A Journey

This blog is about a journey...a continuously moving target of a journey about an everyday woman. A sometimes funny, sometimes difficult journey....but a journey nonetheless.

Tuesday, November 9, 2010

Setting the tone

Well, it's Tuesday and I feel as if I've had a pretty good week so far.  I know it's only two days old, but that's better than some weeks where Monday morning was bad and pretty much set the tone for the week.

I guess I should take a moment and think about how I set the tone.  A year ago from this date, I was living a life of fear, paranoia, anger and mistrust.  I took a situation that was probably very innocent and turned it into something it wasn't.  I didn't trust the person I should have, but at the time my reasoning was very good.  It was very easy to misinterpret the things I saw and heard, and yes, I put myself in a bad position by finding a way to look at things I shouldn't have, and betrayed someone I love very much.  This situation didn't resolve itself quickly, I had to spend a lot of time looking inside, and going to a counselor before I caused my relationship to crack beyond repair.  It was really hard to look inside like that, and to recognize what my pattern was, but also to finally face hurts head on with the intent to heal instead of hurt more.  My tactic is usually that of the tough girl, but I couldn't do it anymore.  I am so fortunate that I have the husband I do, that he was patient with me (most of the time), and that when discoveries into my behaviour were made, he was willing to hear them without ridicule or disbelief.  His belief in me really helped me to heal myself. 
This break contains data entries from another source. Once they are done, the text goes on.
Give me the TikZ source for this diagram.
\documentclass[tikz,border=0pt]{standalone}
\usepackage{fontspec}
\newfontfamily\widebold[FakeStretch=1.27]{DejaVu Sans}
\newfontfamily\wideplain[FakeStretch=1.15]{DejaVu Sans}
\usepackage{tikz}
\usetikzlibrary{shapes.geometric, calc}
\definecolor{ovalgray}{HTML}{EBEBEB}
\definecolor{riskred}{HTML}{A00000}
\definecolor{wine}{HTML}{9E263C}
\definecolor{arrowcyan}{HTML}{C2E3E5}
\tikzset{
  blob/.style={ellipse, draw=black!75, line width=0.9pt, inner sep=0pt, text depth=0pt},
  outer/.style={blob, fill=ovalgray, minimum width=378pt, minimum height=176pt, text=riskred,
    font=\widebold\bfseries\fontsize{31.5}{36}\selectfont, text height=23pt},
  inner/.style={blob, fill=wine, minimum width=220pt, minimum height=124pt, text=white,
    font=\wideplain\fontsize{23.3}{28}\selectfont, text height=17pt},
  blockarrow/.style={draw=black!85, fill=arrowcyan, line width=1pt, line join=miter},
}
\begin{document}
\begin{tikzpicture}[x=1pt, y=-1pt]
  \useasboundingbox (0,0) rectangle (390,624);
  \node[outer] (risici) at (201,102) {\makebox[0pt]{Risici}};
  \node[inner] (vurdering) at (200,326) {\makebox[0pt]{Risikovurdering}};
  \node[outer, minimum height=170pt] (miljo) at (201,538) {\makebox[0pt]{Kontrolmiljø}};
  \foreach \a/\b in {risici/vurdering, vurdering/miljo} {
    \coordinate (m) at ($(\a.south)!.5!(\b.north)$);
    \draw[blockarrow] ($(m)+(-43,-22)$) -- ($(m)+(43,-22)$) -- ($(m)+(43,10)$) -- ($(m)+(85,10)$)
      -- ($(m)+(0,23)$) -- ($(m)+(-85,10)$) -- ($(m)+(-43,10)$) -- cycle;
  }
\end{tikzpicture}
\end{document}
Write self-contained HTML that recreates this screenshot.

A big part of this fear and paranoia I had was due to lack of self confidence.  That doesn't get fixed so easily, and I'd be lying if I said I had it all back.  I didnt feel as funny, or cute, or anything compared to someone else, and that was my first (of many) mistakes:  trying to compare myself to someone else.  I still sometimes feel like I am not up to par, but I have to let that thought go and remember that I am loved for who I am, not who I might or might not be like.  But it's hard not to be envious of someone else at times, to want to be skinnier, to be prettier, to be younger.  And letting those thoughts get in the way are setting the wrong tone for myself.

I need to learn how to set the right tone for me.  What do I say or do to make me feel like I want?  I have to figure that out.  What tone am I trying to achieve?  Certainly not the harpy, naggy one I catch myself giving to others (a whole other subject), or a sad, pity poor me tone...that's just pathetic.  Somewhere in the middle I need to find and establish my tone.  The tone that says I'm okay like this, I can make some improvements, but in a healthy and positive way.  I need to find a tone that says I'm worthy and deserving of being happy in my skin so I can confidently and honestly put myelf out there.

And when I find that tone...I'm going to set it and go!